Common vaccine side effects tend to be mild, and they go away after a few days. Importantly, they are much safer than having the illness. They include soreness at the injection site, fever, and body aches. These effects are actually good signs that your immune system is working. (But even if you don’t get them, it doesn’t mean it’s not.)

Rarely, people do have more serious reactions. If the vaccine is a shot there’s a chance for infection, just like there is if you get a paper cut or other small injury to your skin. A person may have an allergic reaction to a vaccine ingredient, like eggs or gelatin.

Guillain-Barré syndrome is another very rare, but serious, reaction. It’s an autoimmune response that causes muscle weakness. Some vaccines increase the chance of getting Guillain-Barré syndrome. But most cases are caused by having a viral or bacterial infection. So while the flu vaccine may slightly increase the risk, actually having the flu is a bigger risk for Guillain-Barré (though it’s still small).

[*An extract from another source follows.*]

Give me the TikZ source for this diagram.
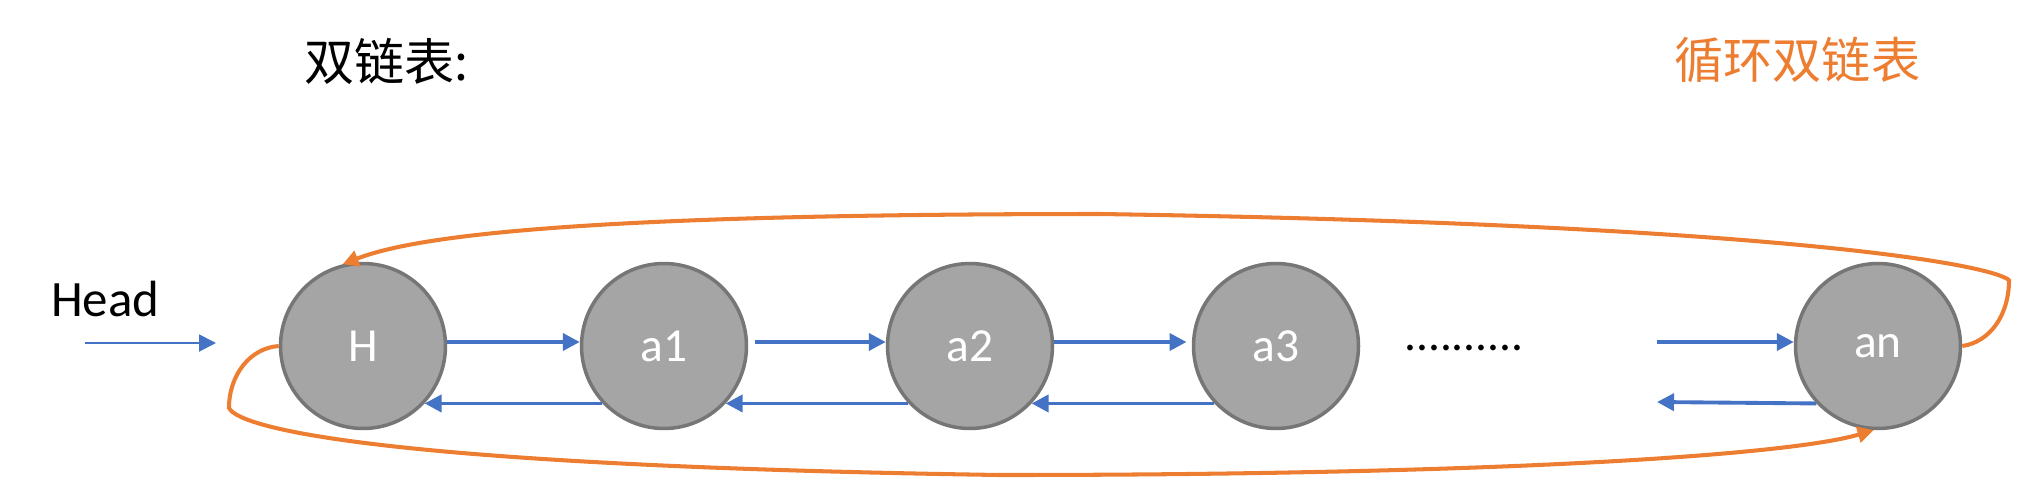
\documentclass[tikz,border=0pt]{standalone}
\usepackage{fontspec}
\setmainfont{Carlito}
\newfontfamily\cjk{Noto Sans CJK SC}
\usepackage{tikz}
\usetikzlibrary{arrows.meta}
\definecolor{LinkBlue}{RGB}{68, 114, 196}
\definecolor{RingOrange}{RGB}{237, 125, 49}
\definecolor{NodeGray}{RGB}{165, 165, 165}
\definecolor{EdgeGray}{RGB}{118, 118, 118}

\begin{document}
\begin{tikzpicture}[x=0.02cm, y=-0.02cm,
    listnode/.style={circle, fill=NodeGray, draw=EdgeGray, line width=2pt, minimum size=3.3cm, inner sep=0pt, text=white, font=\fontsize{27}{32}\selectfont},
    linkarrow/.style={-{Triangle[length=0.34cm, width=0.34cm]}, LinkBlue, line width=2.2pt},
    ringarrow/.style={-{Triangle[length=0.32cm, width=0.32cm]}, RingOrange, line width=2.3pt, line join=round}]
    \useasboundingbox (0,0) rectangle (2044,484);

    % Titles
    \node[anchor=west, font=\cjk\fontsize{28.5}{34}\selectfont] (title) at (298,61) {双链表:};
    \node[anchor=west, text=RingOrange, font=\cjk\fontsize{28}{34}\selectfont] (ringtitle) at (1668,60) {循环双链表};

    % List nodes
    \node[listnode] (H) at (363,346) {H};
    \node[listnode] (a1) at (664,346) {a1};
    \node[listnode] (a2) at (970,346) {a2};
    \node[listnode] (a3) at (1276,346) {a3};
    \node[listnode] (an) at (1878,346) {an};
    \node[anchor=base, font=\fontsize{27}{32}\selectfont] (dots) at (1464,350) {..........};

    % Head pointer
    \node[anchor=base west, font=\fontsize{29}{34}\selectfont] (head) at (45,316) {Head};
    \coordinate (headtail) at (85,343);
    \coordinate (headtip) at (216,343);
    \draw[linkarrow, line width=1.1pt] (headtail) -- (headtip);

    % Next links
    \draw[linkarrow] ([yshift=0.08cm]H.east) -- ([yshift=0.08cm]a1.west);
    \draw[linkarrow, shorten <=4pt] ([yshift=0.08cm]a1.east) -- ([yshift=0.08cm]a2.west);
    \draw[linkarrow, shorten >=3pt] ([yshift=0.08cm]a2.east) -- ([yshift=0.08cm]a3.west);
    \coordinate (intail) at (1657,342);
    \draw[linkarrow] (intail) -- ([yshift=0.08cm]an.west);

    % Prior links
    \draw[linkarrow] (a1.-137) -- (H.-43);
    \draw[linkarrow] (a2.-137) -- (a1.-43);
    \draw[linkarrow] (a3.-137) -- (a2.-43);
    \coordinate (backtip) at (1657,402);
    \draw[linkarrow] (an.-137) -- (backtip);

    % Circular links
    \draw[ringarrow] (an.east) .. controls (1990,342) and (2009,315) .. (2009,280)
        .. controls (1985,262) and (1750,224) .. (1100,214)
        .. controls (600,214) and (420,234) .. (H.104);
    \draw[ringarrow] (H.west) .. controls (250,348) and (229,375) .. (229,408)
        .. controls (240,430) and (400,466) .. (1000,475)
        .. controls (1500,475) and (1790,455) .. (an.-93);
\end{tikzpicture}
\end{document}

Death after a vaccine is extremely rare. When something is so rare, it is hard to know if the vaccine is truly the cause. Additionally, the system where potential vaccine-related deaths are reported (called VAERS) was set up to bring attention to any possible risk. So some severe events are reported as a precaution, even if it’s unclear if a vaccine was the cause.

The chance of a serious reaction varies by vaccine. For some, one person out of every ten thousand may be affected. But it’s usually even less common—around one person out of every million vaccine doses. To put that in perspective, the odds of getting struck by lightning this year are around one in 500,000.

The other thing to keep in mind is that vaccines are given by healthcare professionals. They can take steps to help prevent serious reactions. Like using needles in a way that reduces the chance of infection, or asking about your food allergies before giving you the vaccine. You can also ask them questions about any specific concerns you have.

What are antibodies?

Antibodies are one of the body’s natural defenses against infection. They are proteins, made by specialized immune cells, that circulate in the blood and other fluids. The body makes many types of antibodies, each with a specific target. When an antibody attaches to a virus, it blocks the virus from getting into cells and flags it to be destroyed.

When you get an infection or a vaccine, immune cells start making large amounts of antibodies specific to that infection or vaccine. The body makes fewer of these antibodies over time. But they don’t go away completely. If you are exposed to the infection again, the antibodies can quickly recognize and stop it.

References

Antia, A., Ahmed, H., Handel, A., Carlson, N. E., Amanna, I. J., Antia, R., & Slifka, M. (2018). Heterogeneity and longevity of antibody memory to viruses and vaccines. PLoS biology, 16(8), e2006601. https://doi.org/10.1371/journal.pbio.2006601

Bloom, B. R., & Lambert, P.-H. (2016). The Vaccine Book (2nd ed.). San Diego: Elsevier Science & Technology.

Kimmel, S. R. (2002). Vaccine adverse events: separating myth from reality. American family physician, 66(11), 2113.

Miller, E. R., Moro, P. L., Cano, M., & Shimabukuro, T. T. (2015). Deaths following vaccination: what does the evidence show?. Vaccine, 33(29), 3288-3292.

Centers for Disease Control and Prevention. Lightning: Victim Data. Accessed November 20, 2020.

Vellozzi, C., Iqbal, S., & Broder, K. (2014). Guillain-Barre syndrome, influenza, and influenza vaccination: the epidemiologic evidence. Clinical infectious diseases, 58(8), 1149-1155.